Salí a la calle y no me gustó

Después de cincuenta y cinco días —sí, mi hipocondría me obligó a echar el cierre antes de la declaración del estado de alarma—, he tenido que salir para comprar Hemoal, ibuprofeno y unas toallitas de bebé con extracto de aloe vera. En el trayecto de mi casa a la farmacia, dos manzanas y media de edificios de ladrillo visto y bares en suspenso, me crucé con cuatro repartidores de Glovo, uno de DHL y el vecino ‘cool’ con perro-accesorio.
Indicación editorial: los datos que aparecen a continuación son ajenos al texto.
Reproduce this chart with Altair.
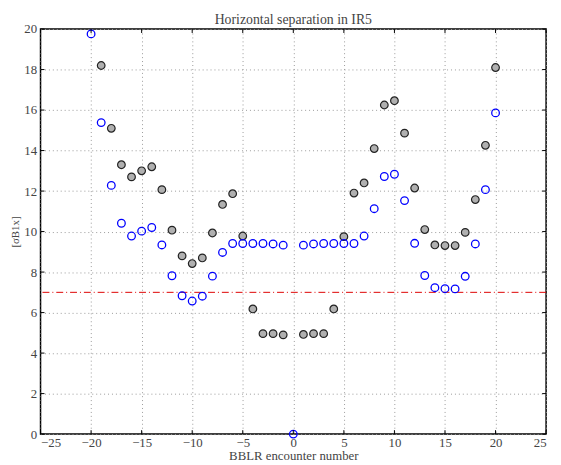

Lo siento querido, pero necesitas un corte de pelo y lo sabes.

El sol era el mismo de siempre, quizás algo más tibio de lo habitual por estas fechas y las pocas personas que deambulaban por la calle escondían el miedo detrás de mascarillas azul cielo, como si de alguna manera sus zapatos pisaran asfalto al tiempo que sus mentes volaban lejos. Hice la cola respetando la distancia de seguridad, aseguré a la farmacéutica que la pomada era para un pariente lejano y regresé a casa sin mirar mi reflejo en ventanillas de coches repletas de caca de paloma.

Tengo que reconocer que pensé en la vida en cautividad y un poco en la muerte, en lo bien que se está en este Madrid de agosto perpetuo y en lo decepcionante que resulta volver a la calle después de esperar tanto tiempo para hacerlo. Quizás el encierro haya servido para darnos cuenta de que lo necesario es invisible, de que algunas cosas nunca cambian, y que la esencia de la vida es, precisamente, esta última.